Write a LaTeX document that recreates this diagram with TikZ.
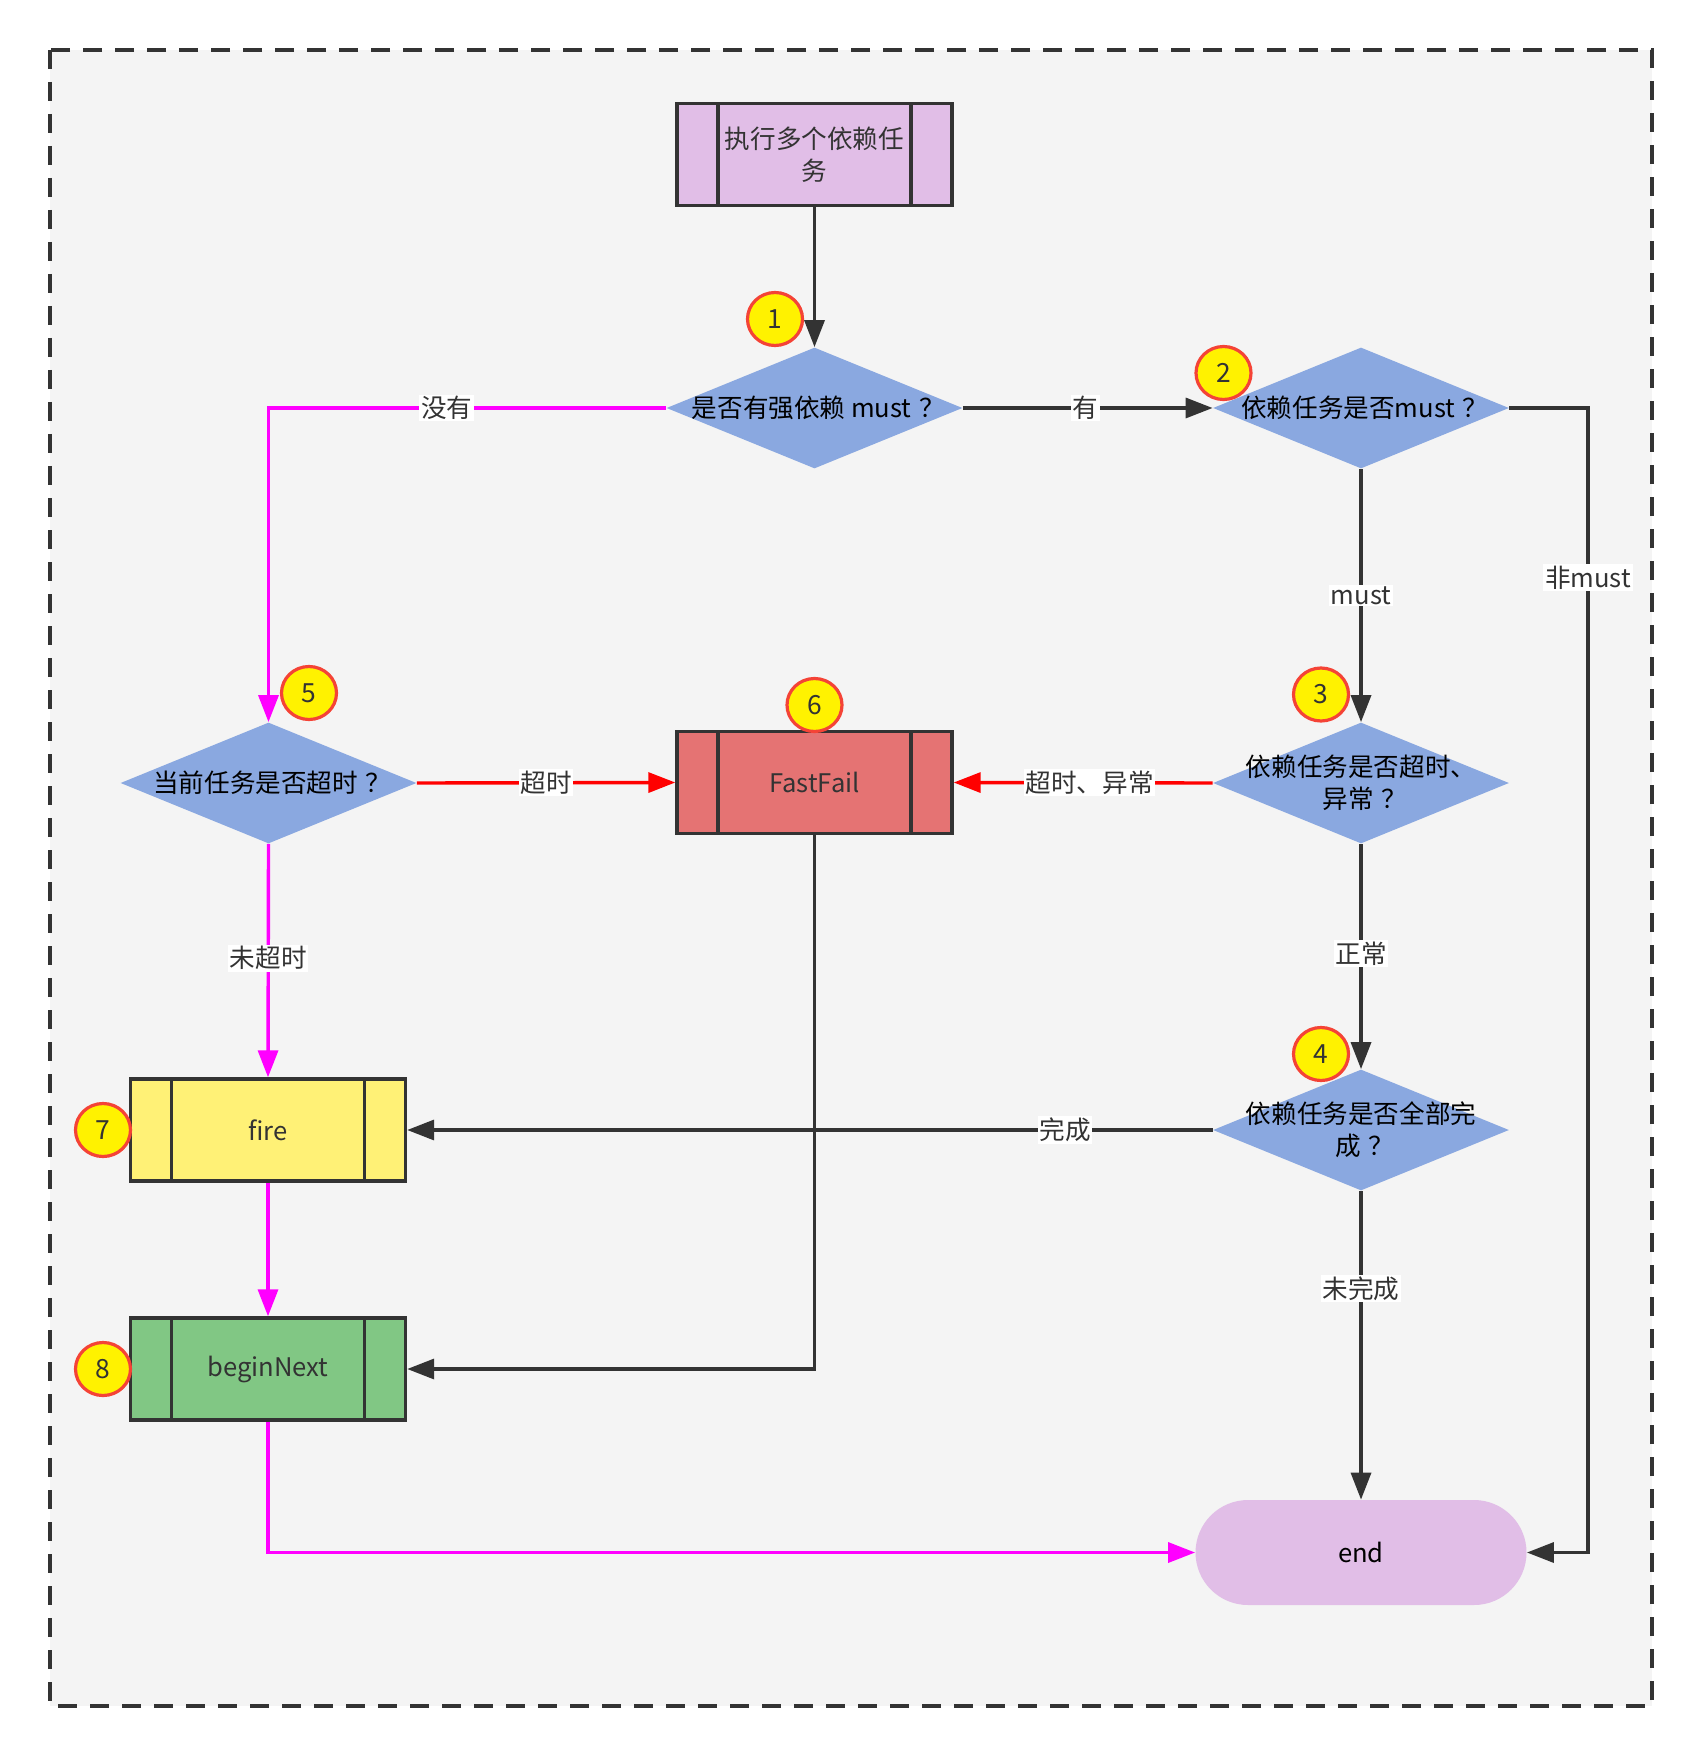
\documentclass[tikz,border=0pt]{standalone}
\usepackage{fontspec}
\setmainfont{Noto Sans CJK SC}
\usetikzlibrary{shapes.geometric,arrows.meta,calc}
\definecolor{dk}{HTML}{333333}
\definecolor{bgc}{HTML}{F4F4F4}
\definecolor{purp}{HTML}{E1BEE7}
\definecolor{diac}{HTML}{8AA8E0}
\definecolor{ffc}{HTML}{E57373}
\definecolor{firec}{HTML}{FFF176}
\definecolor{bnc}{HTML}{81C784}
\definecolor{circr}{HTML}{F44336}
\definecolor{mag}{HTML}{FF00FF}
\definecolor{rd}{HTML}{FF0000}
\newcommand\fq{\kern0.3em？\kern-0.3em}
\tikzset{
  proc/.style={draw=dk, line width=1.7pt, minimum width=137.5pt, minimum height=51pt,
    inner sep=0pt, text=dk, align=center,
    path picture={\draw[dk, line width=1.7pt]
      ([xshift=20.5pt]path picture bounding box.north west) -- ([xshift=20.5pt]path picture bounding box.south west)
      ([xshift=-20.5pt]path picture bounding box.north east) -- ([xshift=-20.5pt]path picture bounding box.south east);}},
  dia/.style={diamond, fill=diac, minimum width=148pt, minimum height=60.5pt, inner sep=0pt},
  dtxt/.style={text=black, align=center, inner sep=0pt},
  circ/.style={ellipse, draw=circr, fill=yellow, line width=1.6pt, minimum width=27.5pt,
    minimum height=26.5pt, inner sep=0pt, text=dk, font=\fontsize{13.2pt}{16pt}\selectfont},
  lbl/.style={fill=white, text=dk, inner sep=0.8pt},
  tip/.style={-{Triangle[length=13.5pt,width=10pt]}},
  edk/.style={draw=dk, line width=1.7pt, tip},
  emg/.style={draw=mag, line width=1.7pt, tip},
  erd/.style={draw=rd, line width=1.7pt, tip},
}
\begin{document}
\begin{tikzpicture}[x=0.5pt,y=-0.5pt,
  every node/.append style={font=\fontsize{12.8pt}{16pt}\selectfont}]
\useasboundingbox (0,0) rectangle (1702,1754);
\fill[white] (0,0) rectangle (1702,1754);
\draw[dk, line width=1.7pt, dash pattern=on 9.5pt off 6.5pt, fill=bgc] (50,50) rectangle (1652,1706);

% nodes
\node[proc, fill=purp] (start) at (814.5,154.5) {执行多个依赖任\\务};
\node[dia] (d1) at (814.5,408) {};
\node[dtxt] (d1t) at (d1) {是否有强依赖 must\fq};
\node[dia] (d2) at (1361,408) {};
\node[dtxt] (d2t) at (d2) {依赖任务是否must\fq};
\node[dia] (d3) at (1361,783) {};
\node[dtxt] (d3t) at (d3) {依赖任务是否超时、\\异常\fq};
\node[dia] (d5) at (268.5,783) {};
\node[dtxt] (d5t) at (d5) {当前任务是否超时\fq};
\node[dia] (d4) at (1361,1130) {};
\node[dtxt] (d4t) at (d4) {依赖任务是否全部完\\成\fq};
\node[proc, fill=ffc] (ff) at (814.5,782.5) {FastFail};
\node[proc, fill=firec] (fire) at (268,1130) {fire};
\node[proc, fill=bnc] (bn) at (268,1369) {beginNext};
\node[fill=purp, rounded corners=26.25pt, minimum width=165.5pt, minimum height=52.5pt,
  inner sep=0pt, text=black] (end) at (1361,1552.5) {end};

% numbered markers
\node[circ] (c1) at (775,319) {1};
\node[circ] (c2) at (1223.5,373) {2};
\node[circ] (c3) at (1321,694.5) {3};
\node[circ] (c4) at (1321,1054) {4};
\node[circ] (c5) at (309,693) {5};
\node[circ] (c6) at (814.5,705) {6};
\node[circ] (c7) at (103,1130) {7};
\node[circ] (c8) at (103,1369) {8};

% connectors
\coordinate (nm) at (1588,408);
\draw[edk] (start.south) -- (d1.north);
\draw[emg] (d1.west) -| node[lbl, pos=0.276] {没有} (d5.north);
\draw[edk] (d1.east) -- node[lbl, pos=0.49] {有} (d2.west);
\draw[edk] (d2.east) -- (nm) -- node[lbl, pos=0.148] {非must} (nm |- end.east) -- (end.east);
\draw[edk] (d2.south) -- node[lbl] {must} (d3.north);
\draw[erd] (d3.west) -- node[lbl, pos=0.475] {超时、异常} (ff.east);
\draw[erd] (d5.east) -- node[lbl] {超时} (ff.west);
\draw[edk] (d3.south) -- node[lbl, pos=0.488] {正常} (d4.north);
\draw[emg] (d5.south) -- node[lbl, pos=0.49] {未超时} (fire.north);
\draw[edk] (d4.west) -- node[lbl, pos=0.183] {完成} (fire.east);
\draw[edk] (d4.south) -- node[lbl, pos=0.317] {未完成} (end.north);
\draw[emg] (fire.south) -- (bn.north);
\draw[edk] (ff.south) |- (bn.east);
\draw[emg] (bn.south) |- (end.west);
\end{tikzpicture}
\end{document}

**What the task asks:**
Each line above is to be copied verbatim. Drop any image from the copy.

**Task result:**
Write a LaTeX document that recreates this diagram with TikZ.
\documentclass[tikz,border=0pt]{standalone}
\usepackage{fontspec}
\setmainfont{Noto Sans CJK SC}
\usetikzlibrary{shapes.geometric,arrows.meta,calc}
\definecolor{dk}{HTML}{333333}
\definecolor{bgc}{HTML}{F4F4F4}
\definecolor{purp}{HTML}{E1BEE7}
\definecolor{diac}{HTML}{8AA8E0}
\definecolor{ffc}{HTML}{E57373}
\definecolor{firec}{HTML}{FFF176}
\definecolor{bnc}{HTML}{81C784}
\definecolor{circr}{HTML}{F44336}
\definecolor{mag}{HTML}{FF00FF}
\definecolor{rd}{HTML}{FF0000}
\newcommand\fq{\kern0.3em？\kern-0.3em}
\tikzset{
  proc/.style={draw=dk, line width=1.7pt, minimum width=137.5pt, minimum height=51pt,
    inner sep=0pt, text=dk, align=center,
    path picture={\draw[dk, line width=1.7pt]
      ([xshift=20.5pt]path picture bounding box.north west) -- ([xshift=20.5pt]path picture bounding box.south west)
      ([xshift=-20.5pt]path picture bounding box.north east) -- ([xshift=-20.5pt]path picture bounding box.south east);}},
  dia/.style={diamond, fill=diac, minimum width=148pt, minimum height=60.5pt, inner sep=0pt},
  dtxt/.style={text=black, align=center, inner sep=0pt},
  circ/.style={ellipse, draw=circr, fill=yellow, line width=1.6pt, minimum width=27.5pt,
    minimum height=26.5pt, inner sep=0pt, text=dk, font=\fontsize{13.2pt}{16pt}\selectfont},
  lbl/.style={fill=white, text=dk, inner sep=0.8pt},
  tip/.style={-{Triangle[length=13.5pt,width=10pt]}},
  edk/.style={draw=dk, line width=1.7pt, tip},
  emg/.style={draw=mag, line width=1.7pt, tip},
  erd/.style={draw=rd, line width=1.7pt, tip},
}
\begin{document}
\begin{tikzpicture}[x=0.5pt,y=-0.5pt,
  every node/.append style={font=\fontsize{12.8pt}{16pt}\selectfont}]
\useasboundingbox (0,0) rectangle (1702,1754);
\fill[white] (0,0) rectangle (1702,1754);
\draw[dk, line width=1.7pt, dash pattern=on 9.5pt off 6.5pt, fill=bgc] (50,50) rectangle (1652,1706);

% nodes
\node[proc, fill=purp] (start) at (814.5,154.5) {执行多个依赖任\\务};
\node[dia] (d1) at (814.5,408) {};
\node[dtxt] (d1t) at (d1) {是否有强依赖 must\fq};
\node[dia] (d2) at (1361,408) {};
\node[dtxt] (d2t) at (d2) {依赖任务是否must\fq};
\node[dia] (d3) at (1361,783) {};
\node[dtxt] (d3t) at (d3) {依赖任务是否超时、\\异常\fq};
\node[dia] (d5) at (268.5,783) {};
\node[dtxt] (d5t) at (d5) {当前任务是否超时\fq};
\node[dia] (d4) at (1361,1130) {};
\node[dtxt] (d4t) at (d4) {依赖任务是否全部完\\成\fq};
\node[proc, fill=ffc] (ff) at (814.5,782.5) {FastFail};
\node[proc, fill=firec] (fire) at (268,1130) {fire};
\node[proc, fill=bnc] (bn) at (268,1369) {beginNext};
\node[fill=purp, rounded corners=26.25pt, minimum width=165.5pt, minimum height=52.5pt,
  inner sep=0pt, text=black] (end) at (1361,1552.5) {end};

% numbered markers
\node[circ] (c1) at (775,319) {1};
\node[circ] (c2) at (1223.5,373) {2};
\node[circ] (c3) at (1321,694.5) {3};
\node[circ] (c4) at (1321,1054) {4};
\node[circ] (c5) at (309,693) {5};
\node[circ] (c6) at (814.5,705) {6};
\node[circ] (c7) at (103,1130) {7};
\node[circ] (c8) at (103,1369) {8};

% connectors
\coordinate (nm) at (1588,408);
\draw[edk] (start.south) -- (d1.north);
\draw[emg] (d1.west) -| node[lbl, pos=0.276] {没有} (d5.north);
\draw[edk] (d1.east) -- node[lbl, pos=0.49] {有} (d2.west);
\draw[edk] (d2.east) -- (nm) -- node[lbl, pos=0.148] {非must} (nm |- end.east) -- (end.east);
\draw[edk] (d2.south) -- node[lbl] {must} (d3.north);
\draw[erd] (d3.west) -- node[lbl, pos=0.475] {超时、异常} (ff.east);
\draw[erd] (d5.east) -- node[lbl] {超时} (ff.west);
\draw[edk] (d3.south) -- node[lbl, pos=0.488] {正常} (d4.north);
\draw[emg] (d5.south) -- node[lbl, pos=0.49] {未超时} (fire.north);
\draw[edk] (d4.west) -- node[lbl, pos=0.183] {完成} (fire.east);
\draw[edk] (d4.south) -- node[lbl, pos=0.317] {未完成} (end.north);
\draw[emg] (fire.south) -- (bn.north);
\draw[edk] (ff.south) |- (bn.east);
\draw[emg] (bn.south) |- (end.west);
\end{tikzpicture}
\end{document}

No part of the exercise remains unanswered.